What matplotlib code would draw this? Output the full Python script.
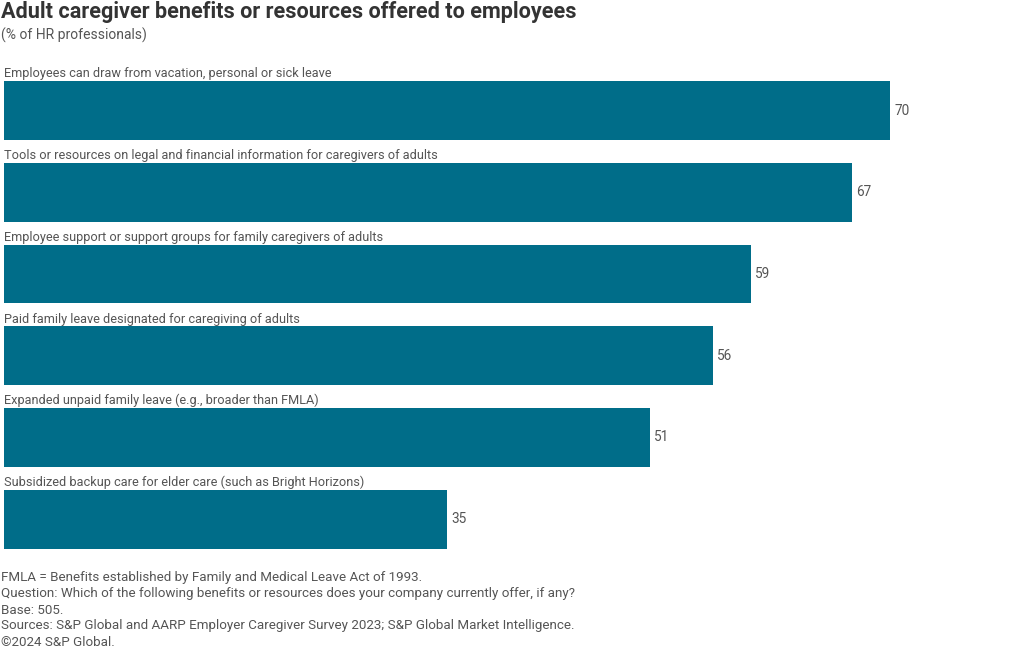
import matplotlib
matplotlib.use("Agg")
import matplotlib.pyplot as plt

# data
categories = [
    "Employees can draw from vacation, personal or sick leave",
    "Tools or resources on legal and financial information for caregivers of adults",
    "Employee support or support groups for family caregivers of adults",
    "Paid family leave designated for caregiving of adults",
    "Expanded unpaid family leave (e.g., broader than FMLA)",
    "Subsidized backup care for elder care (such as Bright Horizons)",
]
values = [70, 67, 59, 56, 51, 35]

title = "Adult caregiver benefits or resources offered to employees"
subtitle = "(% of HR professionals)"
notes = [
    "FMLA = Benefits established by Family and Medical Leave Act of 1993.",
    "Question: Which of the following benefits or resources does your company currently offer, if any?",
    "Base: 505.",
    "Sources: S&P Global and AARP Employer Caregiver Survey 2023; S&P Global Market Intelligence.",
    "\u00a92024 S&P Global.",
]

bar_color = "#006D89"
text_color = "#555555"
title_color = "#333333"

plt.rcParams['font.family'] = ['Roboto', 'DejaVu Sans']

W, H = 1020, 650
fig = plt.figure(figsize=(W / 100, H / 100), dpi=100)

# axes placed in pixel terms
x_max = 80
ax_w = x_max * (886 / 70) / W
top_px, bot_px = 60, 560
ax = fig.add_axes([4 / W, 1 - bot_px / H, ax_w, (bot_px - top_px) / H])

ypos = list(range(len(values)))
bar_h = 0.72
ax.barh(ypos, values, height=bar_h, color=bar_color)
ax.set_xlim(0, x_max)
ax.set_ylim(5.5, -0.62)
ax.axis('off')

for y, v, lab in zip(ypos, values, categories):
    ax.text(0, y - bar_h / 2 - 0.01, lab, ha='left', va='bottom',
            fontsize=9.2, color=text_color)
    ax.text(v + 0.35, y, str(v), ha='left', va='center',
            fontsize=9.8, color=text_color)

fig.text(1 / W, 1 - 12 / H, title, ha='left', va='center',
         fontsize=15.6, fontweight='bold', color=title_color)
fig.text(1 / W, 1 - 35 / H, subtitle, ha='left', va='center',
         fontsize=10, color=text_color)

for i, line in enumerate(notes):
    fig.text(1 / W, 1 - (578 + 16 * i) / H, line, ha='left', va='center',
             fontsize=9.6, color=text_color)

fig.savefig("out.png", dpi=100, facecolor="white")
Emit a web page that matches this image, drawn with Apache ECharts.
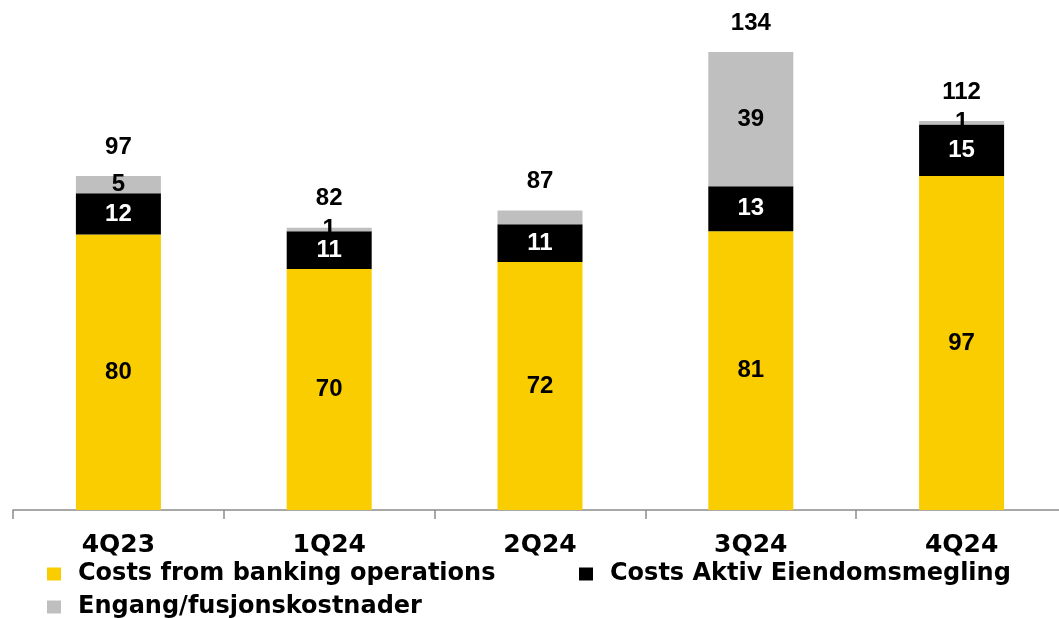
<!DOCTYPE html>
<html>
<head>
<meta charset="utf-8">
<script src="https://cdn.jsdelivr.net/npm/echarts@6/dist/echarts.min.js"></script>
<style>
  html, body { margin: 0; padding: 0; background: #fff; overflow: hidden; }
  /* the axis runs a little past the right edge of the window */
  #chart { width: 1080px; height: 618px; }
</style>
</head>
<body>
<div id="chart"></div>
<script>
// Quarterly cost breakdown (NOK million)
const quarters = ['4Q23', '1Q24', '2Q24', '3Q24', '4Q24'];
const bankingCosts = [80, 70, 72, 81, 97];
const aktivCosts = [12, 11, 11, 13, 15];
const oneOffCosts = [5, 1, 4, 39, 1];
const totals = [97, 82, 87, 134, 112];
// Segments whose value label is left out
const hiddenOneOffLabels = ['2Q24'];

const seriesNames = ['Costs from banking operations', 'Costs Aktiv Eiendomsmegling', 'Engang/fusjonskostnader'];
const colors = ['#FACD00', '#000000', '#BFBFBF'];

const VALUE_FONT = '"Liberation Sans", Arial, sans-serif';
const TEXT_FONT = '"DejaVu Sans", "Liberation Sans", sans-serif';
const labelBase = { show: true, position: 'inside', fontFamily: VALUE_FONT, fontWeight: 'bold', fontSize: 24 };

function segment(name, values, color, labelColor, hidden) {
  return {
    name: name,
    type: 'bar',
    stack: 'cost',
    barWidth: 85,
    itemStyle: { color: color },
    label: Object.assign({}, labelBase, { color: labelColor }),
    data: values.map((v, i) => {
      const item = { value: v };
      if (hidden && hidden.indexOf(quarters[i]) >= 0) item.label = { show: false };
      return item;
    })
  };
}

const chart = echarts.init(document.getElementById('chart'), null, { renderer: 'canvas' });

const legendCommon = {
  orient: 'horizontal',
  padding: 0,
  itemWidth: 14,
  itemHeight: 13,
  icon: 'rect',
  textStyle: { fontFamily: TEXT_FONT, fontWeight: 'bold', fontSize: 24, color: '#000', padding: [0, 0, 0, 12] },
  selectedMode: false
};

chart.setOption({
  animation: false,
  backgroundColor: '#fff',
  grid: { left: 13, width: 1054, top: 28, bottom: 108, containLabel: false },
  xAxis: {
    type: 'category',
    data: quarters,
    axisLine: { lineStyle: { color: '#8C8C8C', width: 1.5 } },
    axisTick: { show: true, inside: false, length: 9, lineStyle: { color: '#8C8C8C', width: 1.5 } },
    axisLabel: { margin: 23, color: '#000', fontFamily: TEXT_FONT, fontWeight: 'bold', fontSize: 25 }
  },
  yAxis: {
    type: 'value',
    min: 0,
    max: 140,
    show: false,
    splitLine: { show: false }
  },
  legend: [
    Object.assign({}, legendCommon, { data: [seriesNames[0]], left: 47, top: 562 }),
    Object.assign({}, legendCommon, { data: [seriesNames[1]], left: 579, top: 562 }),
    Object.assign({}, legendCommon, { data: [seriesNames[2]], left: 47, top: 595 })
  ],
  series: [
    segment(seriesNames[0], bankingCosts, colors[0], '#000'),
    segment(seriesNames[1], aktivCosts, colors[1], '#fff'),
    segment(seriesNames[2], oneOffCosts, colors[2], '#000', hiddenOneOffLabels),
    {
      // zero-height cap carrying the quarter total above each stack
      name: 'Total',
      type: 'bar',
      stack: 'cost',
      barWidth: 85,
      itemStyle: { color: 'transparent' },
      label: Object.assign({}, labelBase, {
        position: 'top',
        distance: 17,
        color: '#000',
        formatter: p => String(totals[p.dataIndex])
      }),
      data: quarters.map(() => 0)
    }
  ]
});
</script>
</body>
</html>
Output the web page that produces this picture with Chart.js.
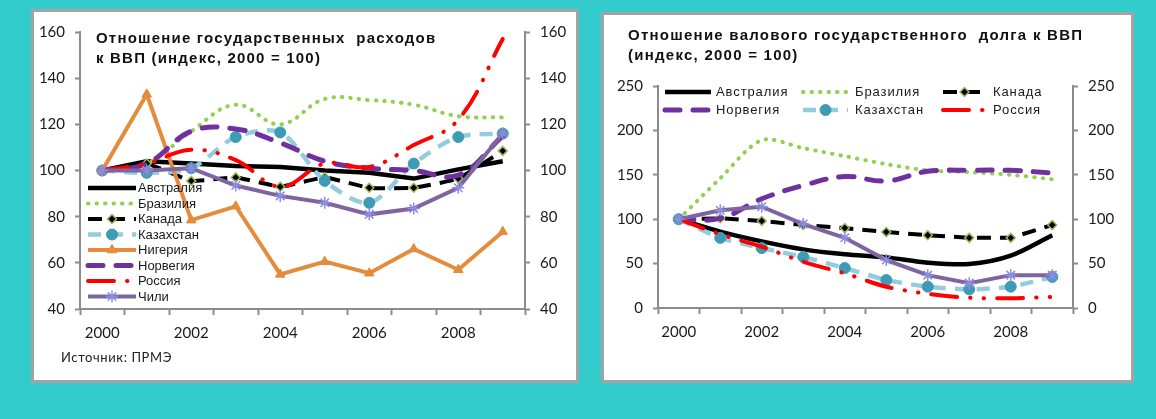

——————

# What is asked:
Output the material word for word, omitting its pictures.

# Finished answer:
What matplotlib code would draw this? Output the full Python script.
import matplotlib
matplotlib.use("Agg")
import matplotlib.pyplot as plt

# data
categories = [
    "Employees can draw from vacation, personal or sick leave",
    "Tools or resources on legal and financial information for caregivers of adults",
    "Employee support or support groups for family caregivers of adults",
    "Paid family leave designated for caregiving of adults",
    "Expanded unpaid family leave (e.g., broader than FMLA)",
    "Subsidized backup care for elder care (such as Bright Horizons)",
]
values = [70, 67, 59, 56, 51, 35]

title = "Adult caregiver benefits or resources offered to employees"
subtitle = "(% of HR professionals)"
notes = [
    "FMLA = Benefits established by Family and Medical Leave Act of 1993.",
    "Question: Which of the following benefits or resources does your company currently offer, if any?",
    "Base: 505.",
    "Sources: S&P Global and AARP Employer Caregiver Survey 2023; S&P Global Market Intelligence.",
    "\u00a92024 S&P Global.",
]

bar_color = "#006D89"
text_color = "#555555"
title_color = "#333333"

plt.rcParams['font.family'] = ['Roboto', 'DejaVu Sans']

W, H = 1020, 650
fig = plt.figure(figsize=(W / 100, H / 100), dpi=100)

# axes placed in pixel terms
x_max = 80
ax_w = x_max * (886 / 70) / W
top_px, bot_px = 60, 560
ax = fig.add_axes([4 / W, 1 - bot_px / H, ax_w, (bot_px - top_px) / H])

ypos = list(range(len(values)))
bar_h = 0.72
ax.barh(ypos, values, height=bar_h, color=bar_color)
ax.set_xlim(0, x_max)
ax.set_ylim(5.5, -0.62)
ax.axis('off')

for y, v, lab in zip(ypos, values, categories):
    ax.text(0, y - bar_h / 2 - 0.01, lab, ha='left', va='bottom',
            fontsize=9.2, color=text_color)
    ax.text(v + 0.35, y, str(v), ha='left', va='center',
            fontsize=9.8, color=text_color)

fig.text(1 / W, 1 - 12 / H, title, ha='left', va='center',
         fontsize=15.6, fontweight='bold', color=title_color)
fig.text(1 / W, 1 - 35 / H, subtitle, ha='left', va='center',
         fontsize=10, color=text_color)

for i, line in enumerate(notes):
    fig.text(1 / W, 1 - (578 + 16 * i) / H, line, ha='left', va='center',
             fontsize=9.6, color=text_color)

fig.savefig("out.png", dpi=100, facecolor="white")
Emit a web page that matches this image, drawn with Apache ECharts.
<!DOCTYPE html>
<html>
<head>
<meta charset="utf-8">
<script src="https://cdn.jsdelivr.net/npm/echarts@6/dist/echarts.min.js"></script>
<style>
  html, body { margin: 0; padding: 0; background: #fff; overflow: hidden; }
  /* the axis runs a little past the right edge of the window */
  #chart { width: 1080px; height: 618px; }
</style>
</head>
<body>
<div id="chart"></div>
<script>
// Quarterly cost breakdown (NOK million)
const quarters = ['4Q23', '1Q24', '2Q24', '3Q24', '4Q24'];
const bankingCosts = [80, 70, 72, 81, 97];
const aktivCosts = [12, 11, 11, 13, 15];
const oneOffCosts = [5, 1, 4, 39, 1];
const totals = [97, 82, 87, 134, 112];
// Segments whose value label is left out
const hiddenOneOffLabels = ['2Q24'];

const seriesNames = ['Costs from banking operations', 'Costs Aktiv Eiendomsmegling', 'Engang/fusjonskostnader'];
const colors = ['#FACD00', '#000000', '#BFBFBF'];

const VALUE_FONT = '"Liberation Sans", Arial, sans-serif';
const TEXT_FONT = '"DejaVu Sans", "Liberation Sans", sans-serif';
const labelBase = { show: true, position: 'inside', fontFamily: VALUE_FONT, fontWeight: 'bold', fontSize: 24 };

function segment(name, values, color, labelColor, hidden) {
  return {
    name: name,
    type: 'bar',
    stack: 'cost',
    barWidth: 85,
    itemStyle: { color: color },
    label: Object.assign({}, labelBase, { color: labelColor }),
    data: values.map((v, i) => {
      const item = { value: v };
      if (hidden && hidden.indexOf(quarters[i]) >= 0) item.label = { show: false };
      return item;
    })
  };
}

const chart = echarts.init(document.getElementById('chart'), null, { renderer: 'canvas' });

const legendCommon = {
  orient: 'horizontal',
  padding: 0,
  itemWidth: 14,
  itemHeight: 13,
  icon: 'rect',
  textStyle: { fontFamily: TEXT_FONT, fontWeight: 'bold', fontSize: 24, color: '#000', padding: [0, 0, 0, 12] },
  selectedMode: false
};

chart.setOption({
  animation: false,
  backgroundColor: '#fff',
  grid: { left: 13, width: 1054, top: 28, bottom: 108, containLabel: false },
  xAxis: {
    type: 'category',
    data: quarters,
    axisLine: { lineStyle: { color: '#8C8C8C', width: 1.5 } },
    axisTick: { show: true, inside: false, length: 9, lineStyle: { color: '#8C8C8C', width: 1.5 } },
    axisLabel: { margin: 23, color: '#000', fontFamily: TEXT_FONT, fontWeight: 'bold', fontSize: 25 }
  },
  yAxis: {
    type: 'value',
    min: 0,
    max: 140,
    show: false,
    splitLine: { show: false }
  },
  legend: [
    Object.assign({}, legendCommon, { data: [seriesNames[0]], left: 47, top: 562 }),
    Object.assign({}, legendCommon, { data: [seriesNames[1]], left: 579, top: 562 }),
    Object.assign({}, legendCommon, { data: [seriesNames[2]], left: 47, top: 595 })
  ],
  series: [
    segment(seriesNames[0], bankingCosts, colors[0], '#000'),
    segment(seriesNames[1], aktivCosts, colors[1], '#fff'),
    segment(seriesNames[2], oneOffCosts, colors[2], '#000', hiddenOneOffLabels),
    {
      // zero-height cap carrying the quarter total above each stack
      name: 'Total',
      type: 'bar',
      stack: 'cost',
      barWidth: 85,
      itemStyle: { color: 'transparent' },
      label: Object.assign({}, labelBase, {
        position: 'top',
        distance: 17,
        color: '#000',
        formatter: p => String(totals[p.dataIndex])
      }),
      data: quarters.map(() => 0)
    }
  ]
});
</script>
</body>
</html>
Output the web page that produces this picture with Chart.js.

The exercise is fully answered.